Is testing a waste of time? Teachers seem to think so. In a 2006 survey, 71 percent of them said that students took too many standardized tests, and 62 percent called testing a “necessary evil.”
Yet when Oregon introduced its online testing system, which allows students to take the tests up to three times a year, teachers embraced it. They apparently did not think the testing burden was either excessive or evil.
Why? Because the Oregon test delivers near-instantaneous results that show teachers how students perform on particular content strands, such as geometry or measurement. Teachers can use the information in real time to adjust instruction and devote additional attention to students in areas where they need help.
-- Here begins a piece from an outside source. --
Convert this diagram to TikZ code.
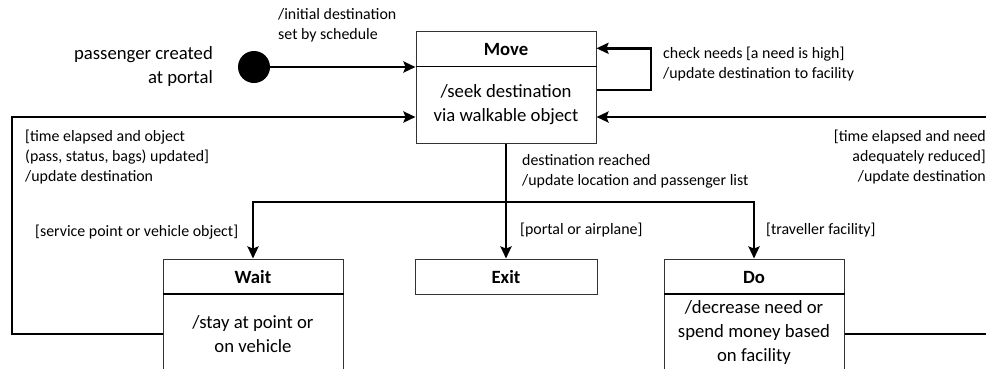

For these teachers, tests are not separate from instruction; they are integral to it.
By contrast, the accountability tests most states use, which loom increasingly large, provide little useful information to teachers. The results often come back too late, in many cases after the class has left for the summer. And the results often tell little about students’ strengths and weaknesses, much less what instructional strategies teachers should employ to raise performance.
Accountability tests can provide important information, but because of their outsized influence in schools, they have been asked to do too much. We expect them to inform students and parents about academic progress, teachers about what to do to improve instruction, community members about school success, and states and the nation about whether students and schools are meeting goals. These expectations, all important, are more than any assessment—even the most sophisticated—can bear. And most of the tests now in use are far from sophisticated.
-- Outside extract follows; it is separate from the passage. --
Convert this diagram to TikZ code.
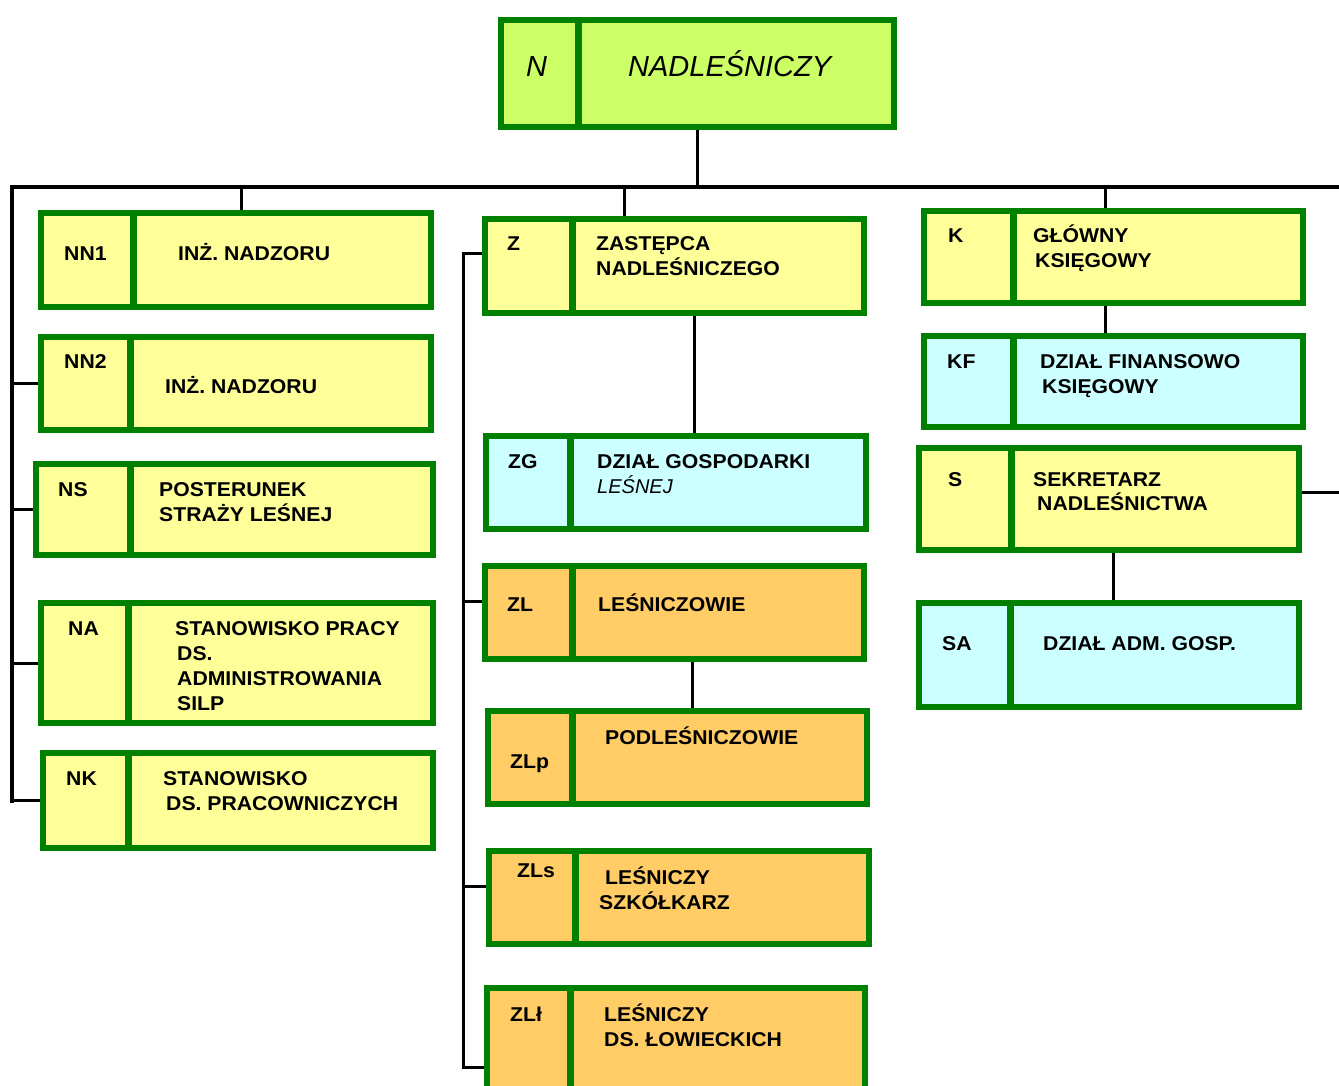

Accountability tests can provide important information, but because of their outsized influence in schools, they have been asked to do too much."
Fortunately, there is a growing chorus suggesting that states and the federal government reduce their reliance on accountability tests as the primary measure of student and school performance and instead develop comprehensive assessment systems, based on standards, that include a variety of measures that can effectively serve all of the purposes we want tests to serve. These measures won’t simply mean more testing; they can mean better information that can lead to improvements in teaching and learning.
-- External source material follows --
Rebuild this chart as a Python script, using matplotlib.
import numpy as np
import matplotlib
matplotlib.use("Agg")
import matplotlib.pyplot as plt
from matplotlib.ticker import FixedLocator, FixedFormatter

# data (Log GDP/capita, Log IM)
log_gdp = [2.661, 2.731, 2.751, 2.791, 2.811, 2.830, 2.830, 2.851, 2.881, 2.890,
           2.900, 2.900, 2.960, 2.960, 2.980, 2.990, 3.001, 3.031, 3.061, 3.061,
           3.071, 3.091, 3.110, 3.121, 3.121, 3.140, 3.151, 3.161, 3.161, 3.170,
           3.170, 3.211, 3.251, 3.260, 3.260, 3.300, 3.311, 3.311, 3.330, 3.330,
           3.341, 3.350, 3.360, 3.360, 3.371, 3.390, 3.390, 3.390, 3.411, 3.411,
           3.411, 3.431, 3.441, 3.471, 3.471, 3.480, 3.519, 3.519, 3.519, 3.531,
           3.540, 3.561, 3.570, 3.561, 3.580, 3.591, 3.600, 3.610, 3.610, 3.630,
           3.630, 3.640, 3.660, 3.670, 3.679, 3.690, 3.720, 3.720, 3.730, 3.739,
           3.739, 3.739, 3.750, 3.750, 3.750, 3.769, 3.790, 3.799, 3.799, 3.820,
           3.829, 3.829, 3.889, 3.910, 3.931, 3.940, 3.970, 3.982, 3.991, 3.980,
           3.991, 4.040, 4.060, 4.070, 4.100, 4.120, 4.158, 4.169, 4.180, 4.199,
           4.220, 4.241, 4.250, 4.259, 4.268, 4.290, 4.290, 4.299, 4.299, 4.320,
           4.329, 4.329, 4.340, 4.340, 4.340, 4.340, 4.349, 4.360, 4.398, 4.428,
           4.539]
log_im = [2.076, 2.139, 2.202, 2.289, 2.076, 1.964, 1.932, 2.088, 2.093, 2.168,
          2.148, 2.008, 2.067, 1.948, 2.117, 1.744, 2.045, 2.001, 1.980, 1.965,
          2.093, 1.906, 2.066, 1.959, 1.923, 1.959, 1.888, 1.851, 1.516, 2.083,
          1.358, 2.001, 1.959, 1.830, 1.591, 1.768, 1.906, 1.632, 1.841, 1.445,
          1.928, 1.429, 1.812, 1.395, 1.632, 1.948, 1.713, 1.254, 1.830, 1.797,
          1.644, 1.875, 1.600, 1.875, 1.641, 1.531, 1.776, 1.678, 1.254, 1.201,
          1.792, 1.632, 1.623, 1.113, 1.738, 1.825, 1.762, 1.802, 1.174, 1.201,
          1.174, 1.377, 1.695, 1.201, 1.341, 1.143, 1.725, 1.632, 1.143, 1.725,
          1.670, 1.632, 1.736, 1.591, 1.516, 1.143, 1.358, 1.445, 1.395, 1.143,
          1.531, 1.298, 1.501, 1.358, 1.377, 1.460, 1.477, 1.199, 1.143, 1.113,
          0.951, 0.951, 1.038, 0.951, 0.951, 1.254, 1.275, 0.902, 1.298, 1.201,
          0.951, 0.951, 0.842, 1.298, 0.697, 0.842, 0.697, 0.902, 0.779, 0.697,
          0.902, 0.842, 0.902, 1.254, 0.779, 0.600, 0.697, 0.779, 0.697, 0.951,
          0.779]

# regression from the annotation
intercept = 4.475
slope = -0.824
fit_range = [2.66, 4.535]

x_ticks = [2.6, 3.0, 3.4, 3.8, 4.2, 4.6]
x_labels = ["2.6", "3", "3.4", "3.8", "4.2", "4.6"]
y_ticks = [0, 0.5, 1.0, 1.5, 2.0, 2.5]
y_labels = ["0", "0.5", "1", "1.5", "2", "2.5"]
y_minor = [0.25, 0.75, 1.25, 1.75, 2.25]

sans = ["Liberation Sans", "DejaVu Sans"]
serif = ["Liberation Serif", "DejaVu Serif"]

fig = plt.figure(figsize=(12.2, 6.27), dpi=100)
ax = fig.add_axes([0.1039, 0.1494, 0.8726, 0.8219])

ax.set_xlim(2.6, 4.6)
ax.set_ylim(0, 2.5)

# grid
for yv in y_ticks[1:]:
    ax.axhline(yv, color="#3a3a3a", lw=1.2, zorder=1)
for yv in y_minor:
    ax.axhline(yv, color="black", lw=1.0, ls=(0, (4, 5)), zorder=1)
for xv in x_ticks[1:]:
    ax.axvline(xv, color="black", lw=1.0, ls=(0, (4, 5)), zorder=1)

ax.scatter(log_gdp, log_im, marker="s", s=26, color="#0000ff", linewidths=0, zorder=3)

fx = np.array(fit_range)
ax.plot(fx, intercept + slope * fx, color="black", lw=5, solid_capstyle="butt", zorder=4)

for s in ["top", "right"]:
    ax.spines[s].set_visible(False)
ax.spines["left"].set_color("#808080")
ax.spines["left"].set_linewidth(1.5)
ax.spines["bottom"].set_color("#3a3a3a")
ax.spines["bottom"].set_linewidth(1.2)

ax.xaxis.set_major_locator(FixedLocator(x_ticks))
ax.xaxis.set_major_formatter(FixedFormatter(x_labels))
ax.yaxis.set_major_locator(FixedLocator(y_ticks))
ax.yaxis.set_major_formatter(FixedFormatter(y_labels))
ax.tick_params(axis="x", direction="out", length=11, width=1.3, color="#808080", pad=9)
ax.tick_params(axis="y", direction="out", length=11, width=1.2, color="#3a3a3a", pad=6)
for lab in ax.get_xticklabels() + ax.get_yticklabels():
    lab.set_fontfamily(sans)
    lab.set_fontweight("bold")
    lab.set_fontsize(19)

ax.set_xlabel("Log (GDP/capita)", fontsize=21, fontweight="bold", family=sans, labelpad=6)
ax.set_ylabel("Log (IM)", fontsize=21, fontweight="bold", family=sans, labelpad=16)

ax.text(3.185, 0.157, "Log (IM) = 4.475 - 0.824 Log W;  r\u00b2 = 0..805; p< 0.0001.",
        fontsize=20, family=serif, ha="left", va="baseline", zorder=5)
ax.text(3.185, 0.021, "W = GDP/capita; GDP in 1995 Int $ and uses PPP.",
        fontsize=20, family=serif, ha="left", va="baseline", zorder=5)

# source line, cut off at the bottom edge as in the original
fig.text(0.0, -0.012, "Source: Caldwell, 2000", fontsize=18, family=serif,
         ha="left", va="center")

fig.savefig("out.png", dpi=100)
The emphasis on assessment systems is fueled in part by a confluence of factors that make it more likely that these visions can become reality in the next few years. The state-led effort to develop common-core standards for college and career readiness will invariably be followed by new assessments that measure progress toward those standards. (“Rules Urge New Style Of Testing,” April 21, 2010.) These assessments are likely to include components, such as curriculum-embedded projects, that measure competencies traditional accountability tests do not tap.
At the same time, the U.S. Department of Education has launched a $350 million competition for consortia of states to develop assessments to measure the common-core standards. The designs that are being suggested, while in their preliminary stages, represent bold departures from current practice.
Finally, advances in technology make possible new types of assessment formats, such as simulations, that were not available a decade ago, and also make the use of existing formats more feasible. Technology also facilitates the development of information systems that can link assessments and assessment results more closely to instructional tools to support teachers, and directly to the classroom.
As a result, what we might be seeing in the next few years is a sophisticated information system that informs students and parents about progress toward standards for college and career readiness; teachers about the knowledge and skills students can demonstrate and what they need to work on (as well as about what they themselves need to do to address those areas); and communities and states about school progress toward standards. And, if the measures are done right, the assessments themselves can support learning by modeling the kinds of activities students need to be able to know how to perform.
To envision how such a system might shift school practice, consider what has happened in the retail industry. In the past, retail stores would close their doors for a day each year to take inventory. Now, thanks to the accurate and instantaneous information bar codes allow, retailers can keep track of their inventory in real time, 365 days a year. This is not to say that students are commercial products, or that we want to slap bar codes on their foreheads. But a comprehensive assessment system could provide continuous, coherent, and high-quality information on student performance that teachers, school leaders, and district and state administrators could use to improve teaching and learning.
In such a system, assessment is neither excessive nor evil. Nor is it a waste of time. On the contrary, assessment—and the information it provides—is a vital tool to improve instruction, learning, and school practice.